# Freeze, Bug, Kernel Panic a cause d'Itunes... Help!!!



## Poizon (22 Novembre 2009)

Bonjour a tous,

Je suis sur ibook G4 sous mac osx 10.4.11 et depuis quelques temps, j'ai un gros souci avec mon ordi:

Itunes s'est mis a bloquer le systeme a chaque fois qu'il tombait sur une chanson (appelons la music1). J'ai essayé de décocher music1 et ca a freezé. J'ai essayé d'effacer music1 mais des que je clique sur ce fichier ca freeze. A chaque fois obligée d'éteindre l'ordi a la main:hein:

J'ai pensé (oui je sais des fois faut PAS trop penser mais bon:rose que si je désinstallais Itunes et effacais carrément tout le fichier, ca effacerait aussi music1. 

J'ai donc tout mis a la corbeille... et la Kernel Panic toutes les 2 secondes, au démarrage, etc 

J'ai résolu le Kernel, en cryptant mes données avec filevault. Je sais pas si c'est ca qui a joué mais, depuis, plus de Kernel.

Par contre, j'ai toujours ce souci avec itunes bloqué dans ma corbeille. J'ai réussi a vider ce qu'il y avait dedans en cliquant alt+vider la corbeille. Ca a marché mais ca m'a dit que "music1 ne peut pas etre effacé car il est utilisé...". Ce qui n'est pas le cas, a moins que ce ne soit par le systeme lui meme...? 

Depuis, je ne peux plus du tout vider la corbeille car des que j'essaye, ca freeze ou ca me met le rainbow qui tourne. De temps en temps ca le fait aussi en pleine session mais rarement si je touche pas a cette fameuse corbeille.

Du coup, 2 problemes: 
1- Je ne peux plus du tout vider ma corbeille et, au bout d'un moment ca va poser un souci de memeoire...
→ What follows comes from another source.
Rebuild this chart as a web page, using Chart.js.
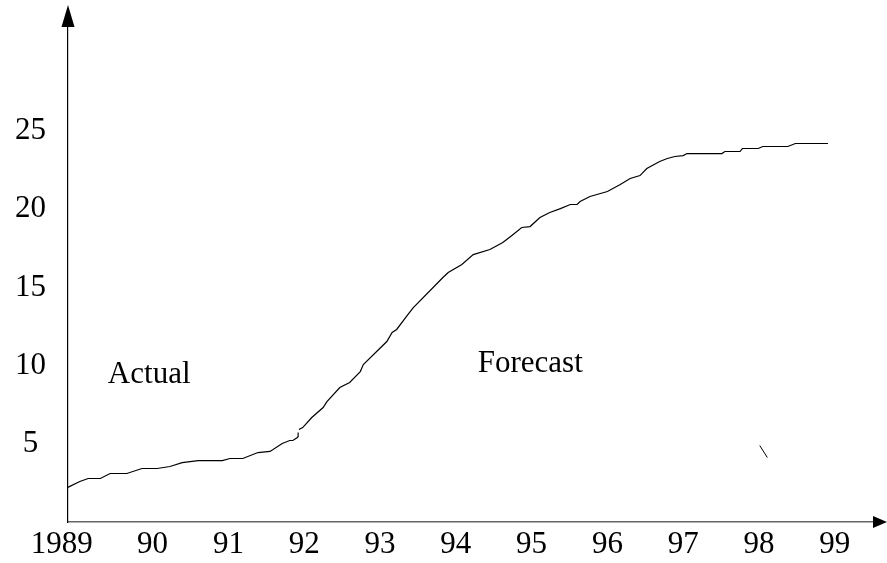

2-Je ne peux pas me débarasser de ce fichier étrange qui fait tout sauter, ni de itunes:hein:

Que faire? Je précise que je n'ai pas le cd d'installation d'osx 

Voila... HELP!!!

Merci d'avance!


----------



## pascalformac (22 Novembre 2009)

bonjour

Si t'as pas de cd d'install t'es mal barré
les retrouver et si possible tout le jeu de gris, avec Apple hardware test ( à faire)

et je te conseille vivement de ne PAS utiliser filevault
c'est pas ce qu'Apple a fait de mieux et en cas de souci avec filevaullt ben t'as plus d'acces du tout à tes données. Rien. bye bye

et mettre à jour tes sauvegardes  car si t'as un mac très malade..ca peut lacher sans prévenir
 ( et pas en mode filevault )
(voir au dessus)

et en passant les kernel panic generent des rapports 
panic.log
A analyser
( voir  les sujets là dessus)


----------



## Poizon (23 Novembre 2009)

Merci pour ta réponse...

Le pb c'est que je n'ai pas les cd d'installation. C'est un ordi d'occase et le vendeur ne m'a pas fourni les cd d'installations 

Voila, sinon j'ai tout sauvegardé en externe donc de ce coté la ça va... C'est déja ça!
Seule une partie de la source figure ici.